I think that’s as much as we can do on that now and I will ask the city to proceed with its case.
Before the confirmation hearing continues, attorneys for the city presented terms of their deal with bond insurer Syncora, first reported last week. It includes a fractional payment of what the insurer is owed for a pension financing deal, leases on parking lots and the Detroit Windsor Tunnel and credits toward future purchases of property from the city.
The deal also will require the city to file a new Plan of Adjustment, which attorneys say will be done today. Two creditors, bond insurer Financial Guaranty Insurance Company and Macomb County, asked the judge to delay the trial.
FGIC attorney Alfredo Perez said the bond insurer needs time to prepare an objection to the new plan as well as an additional expert report.
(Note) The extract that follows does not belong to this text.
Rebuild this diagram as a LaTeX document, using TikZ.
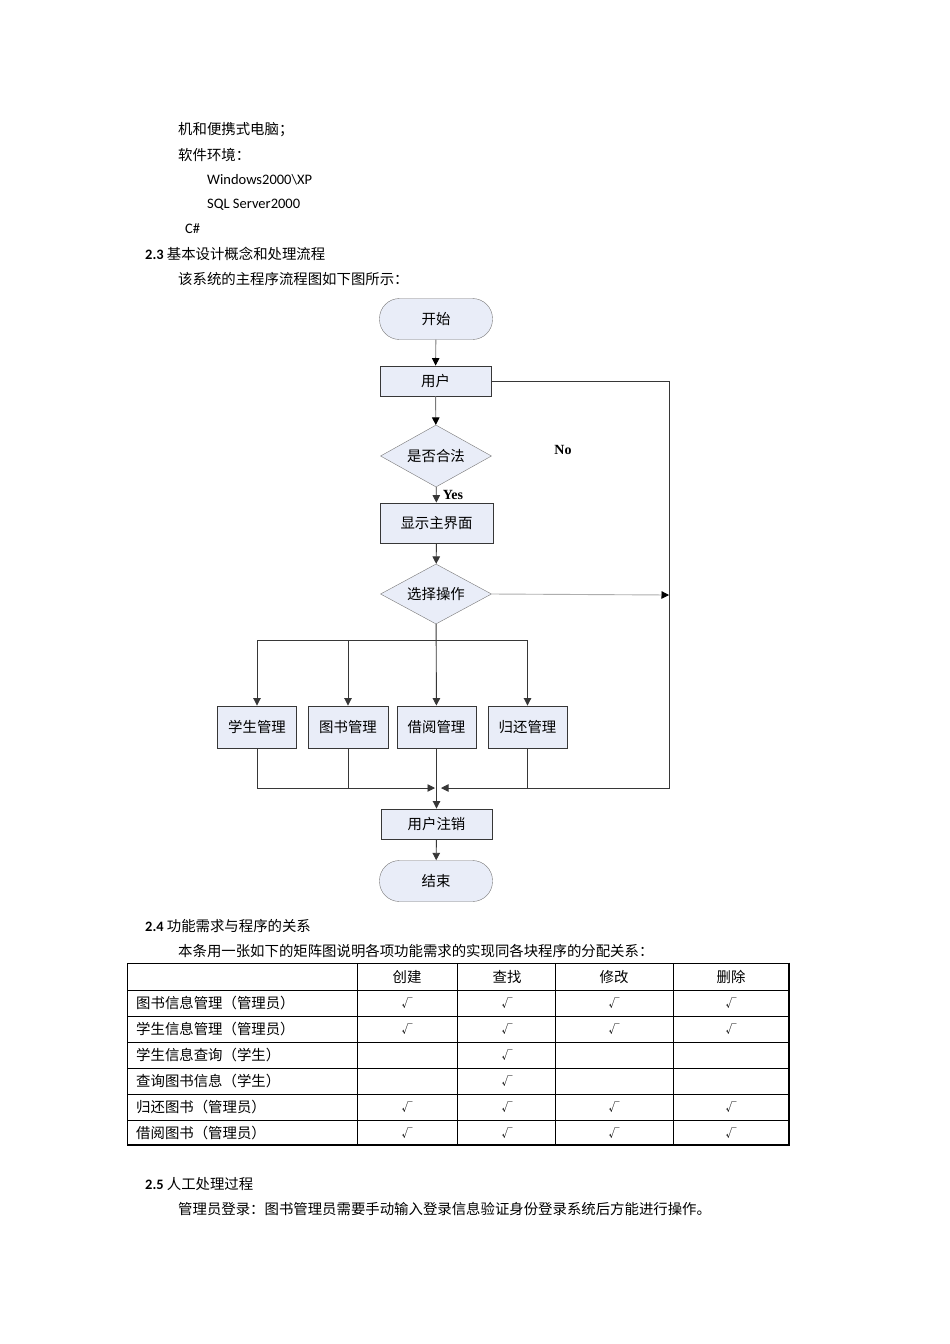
\documentclass[tikz,border=0pt]{standalone}
\usepackage{fontspec}
\setmainfont{Carlito}
\newfontfamily\cjk{Noto Sans CJK SC}
\newfontfamily\flowlbl{Liberation Serif}
\usetikzlibrary{shapes.geometric,arrows.meta}

\definecolor{boxfill}{RGB}{233,237,248}
\definecolor{boxline}{RGB}{55,55,55}
\definecolor{softline}{RGB}{120,120,120}

\newcommand{\bodyfont}{\fontsize{14.4pt}{17pt}\selectfont}

\begin{document}
\begin{tikzpicture}[x=1pt,y=-1pt,
    >={Triangle[length=7.5pt,width=7.5pt]},
    body/.style={anchor=west,inner sep=0pt,font=\bodyfont\cjk},
    term/.style={rectangle,rounded corners=20pt,draw=softline,fill=boxfill,
      minimum width=113pt,minimum height=41pt,font=\bodyfont\cjk},
    proc/.style={rectangle,draw=boxline,fill=boxfill,line width=0.9pt,
      minimum width=111pt,minimum height=30pt,font=\bodyfont\cjk},
    decision/.style={diamond,shape aspect=1.8,draw=softline,fill=boxfill,inner sep=0pt,
      minimum width=111pt,minimum height=62pt,font=\bodyfont\cjk},
    flow/.style={draw=boxline,line width=0.9pt},
    grid/.style={draw=black,line width=0.7pt},
    cell/.style={inner sep=0pt,font=\bodyfont\cjk},
    tick/.style={inner sep=0pt,font=\fontsize{11pt}{12pt}\selectfont\cjk}
    ]
    \useasboundingbox [fill=white] (0,0) rectangle (950,1344);

    % text above the chart
    \node (env1) at (178,130) [body] {机和便携式电脑；};
    \node (env2) at (178,155) [body] {软件环境：};
    \node (os) at (207,180) [body,font=\fontsize{14.5pt}{17pt}\selectfont] {Windows2000\textbackslash XP};
    \node (db) at (207,205) [body,font=\fontsize{14.5pt}{17pt}\selectfont] {SQL Server2000};
    \node (lang) at (185,229) [body,font=\fontsize{14.5pt}{17pt}\selectfont] {C\#};
    \node (sec23) at (145,254) [body] {{\rmfamily\bfseries 2.3} 基本设计概念和处理流程};
    \node (intro) at (178,279) [body] {该系统的主程序流程图如下图所示：};

    % flow chart
    \node (start) at (436,319) [term] {开始};
    \node (user) at (435.5,381) [proc] {用户};
    \node (legal) at (436,456) [decision] {是否合法};
    \node (mainui) at (436.5,523) [proc,minimum width=113pt,minimum height=40pt] {显示主界面};
    \node (choose) at (436,594) [decision,minimum height=60pt] {选择操作};
    \node (stu) at (257,727) [proc,minimum width=79pt,minimum height=42pt] {学生管理};
    \node (book) at (348,727) [proc,minimum width=80pt,minimum height=42pt] {图书管理};
    \node (borrow) at (436.5,727) [proc,minimum width=79pt,minimum height=42pt] {借阅管理};
    \node (ret) at (527.5,727) [proc,minimum width=79pt,minimum height=42pt] {归还管理};
    \node (logout) at (436.5,824) [proc] {用户注销};
    \node (end) at (436,881) [term] {结束};
    \node (no) at (563,450) [font=\fontsize{14pt}{16pt}\selectfont\flowlbl\bfseries] {No};
    \node (yes) at (453,495) [font=\fontsize{14pt}{16pt}\selectfont\flowlbl\bfseries] {Yes};

    \coordinate (rtop) at (669,381);
    \coordinate (rbot) at (669,788);
    \coordinate (rmid) at (669,595);
    \coordinate (split) at (436,640);
    \coordinate (mjw) at (435,788);
    \coordinate (mje) at (441,788);

    \draw [flow,draw=softline,-{Triangle[length=7.5pt,width=7.5pt,color=black]}] (start) -- (user);
    \draw [flow,draw=softline,-{Triangle[length=7.5pt,width=7.5pt,color=black]}] (user) -- (legal);
    \draw [flow,->] (legal) -- (mainui);
    \draw [flow,->] (mainui) -- (choose);
    \draw [flow,draw=softline!60,-{Triangle[length=7.5pt,width=7.5pt,color=black]}] (choose.east) -- (rmid);
    \draw [flow,->] (user.east) -- (rtop) -- (rbot) -- (mje);
    \draw [flow,->] (choose) -- (borrow);
    \draw [flow,->] (split) -| (stu);
    \draw [flow,->] (split) -| (book);
    \draw [flow,->] (split) -| (ret);
    \draw [flow,->] (stu) |- (mjw);
    \draw [flow] (book.south) -- (book.south |- mjw);
    \draw [flow] (ret.south) -- (ret.south |- mje);
    \draw [flow,->] (borrow) -- (logout);
    \draw [flow,->] (logout) -- (end);

    % matrix table
    \node (sec24) at (145,926) [body] {{\rmfamily\bfseries 2.4} 功能需求与程序的关系};
    \node (intro24) at (178,951) [body] {本条用一张如下的矩阵图说明各项功能需求的实现同各块程序的分配关系：};

    \foreach \y in {963,990,1016,1042,1068,1094,1120}
      \draw [grid] (127,\y) -- (789,\y);
    \foreach \x in {127,357,457,555,673}
      \draw [grid] (\x,963) -- (\x,1145);
    \draw [grid,line width=1.6pt] (127,1145) -- (789.8,1145);
    \draw [grid,line width=1.6pt] (789,962.6) -- (789,1145);

    \foreach \head/\x [count=\j] in {创建/407,查找/507,修改/614,删除/731}
      \node (head\j) at (\x,977) [cell] {\head};
    \foreach \name [count=\i] in {图书信息管理（管理员）,学生信息管理（管理员）,
        学生信息查询（学生）,查询图书信息（学生）,归还图书（管理员）,借阅图书（管理员）}
      \node (row\i) at (136,977+26*\i) [cell,anchor=west] {\name};
    \foreach \i in {1,2,5,6}
      \foreach \x [count=\j] in {407,507,614,731}
        \node (ck\i\j) at (\x,977+26*\i) [tick] {√};
    \node (ck32) at (507,1055) [tick] {√};
    \node (ck42) at (507,1081) [tick] {√};

    % text below the table
    \node (sec25) at (145,1184) [body] {{\rmfamily\bfseries 2.5} 人工处理过程};
    \node (manual) at (178,1209) [body] {管理员登录：图书管理员需要手动输入登录信息验证身份登录系统后方能进行操作。};
\end{tikzpicture}
\end{document}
He also said “one or two depositions” would be needed. “We really wanted to ask for two weeks in our motion last night but we decided that probably wasn’t do-able,” Perez said.
“There’s a new, very complicated deal that Syncora has entered into, which needs to be analyzed by all the parties to determine what objections they may have,” said Allan Brilliant, attorney for Macomb County.
Several creditors filed a motion Sunday evening asking for a delay in the trial.
Judge Rhodes is deciding whether to grant the delay request.